Title: This World We Live In
Author: Susan Beth Pfeffer
ISBN: 9780547248042
Pages: 239 pages
Publisher/Date: Harcourt (an imprint of Houghton Mifflin Harcourt Publishing Company), c2010.

“We came to see about the food,” Matt said. I could tell from his shaky voice he was near tears himself. “Is there any?”
Mr. Danworth nodded. “We’re not delivering anymore,” he said. “You can take your regular amount home with you today.”
“Do other people know?” I asked. “Or didn’t you tell anybody?” […]
“I’ll tell you what I know,” Mr. Danworth replied. “A lot of the big cities–New York, Philadelphia, even Washington–they’ve been shut down. New York, I know, was hit hard by the waves. I guess the other cities weren’t safe, either. But the cities were getting food deliveries until everybody got moved out. There was some food left over, and it’s being distributed to a handful of towns. It’s all connections, and we were lucky that Mayor Ford has some. His wife’s cousin is married to the governor. We got our share, maybe even more.” (16-17)

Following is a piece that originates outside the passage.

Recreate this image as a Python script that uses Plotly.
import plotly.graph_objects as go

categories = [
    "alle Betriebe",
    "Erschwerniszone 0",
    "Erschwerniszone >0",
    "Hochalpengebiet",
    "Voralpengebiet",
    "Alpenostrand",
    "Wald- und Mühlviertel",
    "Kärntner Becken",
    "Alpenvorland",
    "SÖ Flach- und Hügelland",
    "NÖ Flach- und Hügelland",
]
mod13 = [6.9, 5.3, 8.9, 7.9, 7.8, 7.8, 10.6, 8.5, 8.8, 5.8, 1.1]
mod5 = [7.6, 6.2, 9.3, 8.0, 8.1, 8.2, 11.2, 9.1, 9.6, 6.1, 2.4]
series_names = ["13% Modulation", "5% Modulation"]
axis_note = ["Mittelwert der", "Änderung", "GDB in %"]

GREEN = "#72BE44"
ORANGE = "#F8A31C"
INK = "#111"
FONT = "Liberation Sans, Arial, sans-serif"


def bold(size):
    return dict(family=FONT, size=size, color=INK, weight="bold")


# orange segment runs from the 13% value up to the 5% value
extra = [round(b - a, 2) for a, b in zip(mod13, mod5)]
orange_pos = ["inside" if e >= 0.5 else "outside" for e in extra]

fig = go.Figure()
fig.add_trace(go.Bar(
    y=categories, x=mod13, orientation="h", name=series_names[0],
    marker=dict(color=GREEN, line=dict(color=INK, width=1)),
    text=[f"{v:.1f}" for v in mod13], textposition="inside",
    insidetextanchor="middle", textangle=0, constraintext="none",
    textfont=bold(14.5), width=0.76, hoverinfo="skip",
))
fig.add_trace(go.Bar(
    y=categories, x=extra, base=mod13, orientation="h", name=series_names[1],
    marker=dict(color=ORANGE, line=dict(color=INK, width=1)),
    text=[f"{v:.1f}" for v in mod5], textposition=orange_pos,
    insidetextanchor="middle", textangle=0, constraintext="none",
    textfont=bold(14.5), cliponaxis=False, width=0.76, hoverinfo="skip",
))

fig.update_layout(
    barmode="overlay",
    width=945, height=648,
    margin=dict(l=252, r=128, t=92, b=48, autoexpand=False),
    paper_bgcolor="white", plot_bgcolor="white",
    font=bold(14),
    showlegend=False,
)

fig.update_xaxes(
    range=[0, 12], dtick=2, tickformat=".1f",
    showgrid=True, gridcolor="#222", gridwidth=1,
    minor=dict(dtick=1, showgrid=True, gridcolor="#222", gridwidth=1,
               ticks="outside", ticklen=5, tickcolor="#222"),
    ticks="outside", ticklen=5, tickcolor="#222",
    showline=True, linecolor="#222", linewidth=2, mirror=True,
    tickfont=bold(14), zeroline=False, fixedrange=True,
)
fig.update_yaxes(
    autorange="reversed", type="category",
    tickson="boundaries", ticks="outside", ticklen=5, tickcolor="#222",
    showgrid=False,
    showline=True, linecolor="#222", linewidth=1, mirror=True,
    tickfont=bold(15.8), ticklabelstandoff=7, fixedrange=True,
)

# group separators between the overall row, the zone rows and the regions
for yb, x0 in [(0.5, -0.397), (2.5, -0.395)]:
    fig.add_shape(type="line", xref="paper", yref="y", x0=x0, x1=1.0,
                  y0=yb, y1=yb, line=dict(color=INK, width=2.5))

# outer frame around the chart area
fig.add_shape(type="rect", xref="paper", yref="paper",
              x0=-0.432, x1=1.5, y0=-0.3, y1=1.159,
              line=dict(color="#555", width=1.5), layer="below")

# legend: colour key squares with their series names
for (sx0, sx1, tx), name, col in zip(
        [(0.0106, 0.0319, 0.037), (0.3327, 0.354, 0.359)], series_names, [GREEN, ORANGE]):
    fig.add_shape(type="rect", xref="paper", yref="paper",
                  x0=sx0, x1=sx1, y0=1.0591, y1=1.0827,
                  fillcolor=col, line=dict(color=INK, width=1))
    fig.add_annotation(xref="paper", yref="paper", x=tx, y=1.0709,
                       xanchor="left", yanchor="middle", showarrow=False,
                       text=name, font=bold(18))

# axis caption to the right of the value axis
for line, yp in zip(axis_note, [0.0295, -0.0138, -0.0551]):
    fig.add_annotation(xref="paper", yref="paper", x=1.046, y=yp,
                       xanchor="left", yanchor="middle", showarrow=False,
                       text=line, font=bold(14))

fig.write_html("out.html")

Miranda has been surviving with her two brothers and mother after the moon’s gravitational pull caused massive disasters and disruption around the world. While the rain has finally returned, and the instances of electricity seem to be increasing, the food deliveries have stopped and they must make a weekly trek into town for their rations. The family makes routine scouting trips to abandoned homes in search of forgotten supplies, but making an attempt for a larger city is starting to sound better and better. Then visitors, both known and new, stop at their house and challenge not only that idea, but also their beliefs in family, friendship, and the future.

The book says that it’s a companion novel for two previous books, Life as We Knew It and The Dead and the Gone because the main characters of those two novels meet in this book. Although I haven’t read these other two books, I really didn’t miss anything. I actually found myself thinking that fans of Hunger Games might enjoy this book, as they share the same post-apocalyptic survival theme. While Hunger Games is more militant and political, This World We Live In is more homily, familial, and just… well, every day. I know that doesn’t make a whole lot of sense considering we’re talking about a post-apocalyptic scenario, but this book portrays a typical family and the lengths they would go to survive and keep each other alive.

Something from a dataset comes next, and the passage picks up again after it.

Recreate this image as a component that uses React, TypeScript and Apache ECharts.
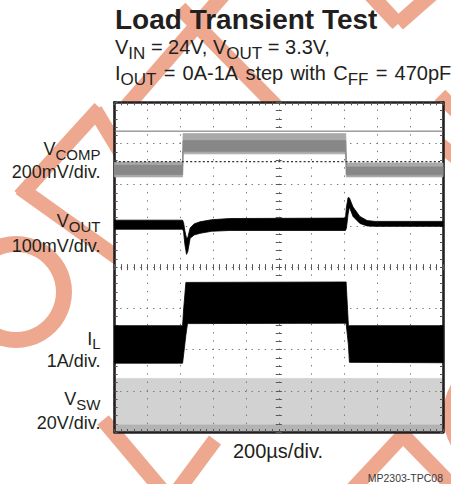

The range of characters and emotions portrayed in this book is impressive. The reactions are raw and completely believable. Readers are introduced to older brother Matt who is intent on being the man that he feels he’s supposed to be, and Jon who doesn’t want to be left behind. Miranda is anxious to prove her worth but doesn’t know how and is limited in her ways. The whole family is isolated from the rest of the world, and while they question whether they would be better off in a larger community, they’re terrified of leaving what they’ve known behind. When disaster strikes towards the end of the book, it’s just as surprising and traumatic to readers as it is to the characters experiencing the events. That’s actually the best thing about this novel, is how thoroughly you’re pulled into the world Pfeffer has created, and even as she’s dedicated the book to “anyone who ever wondered what happened next,” you can’t help but continue to ask yourself “What next?”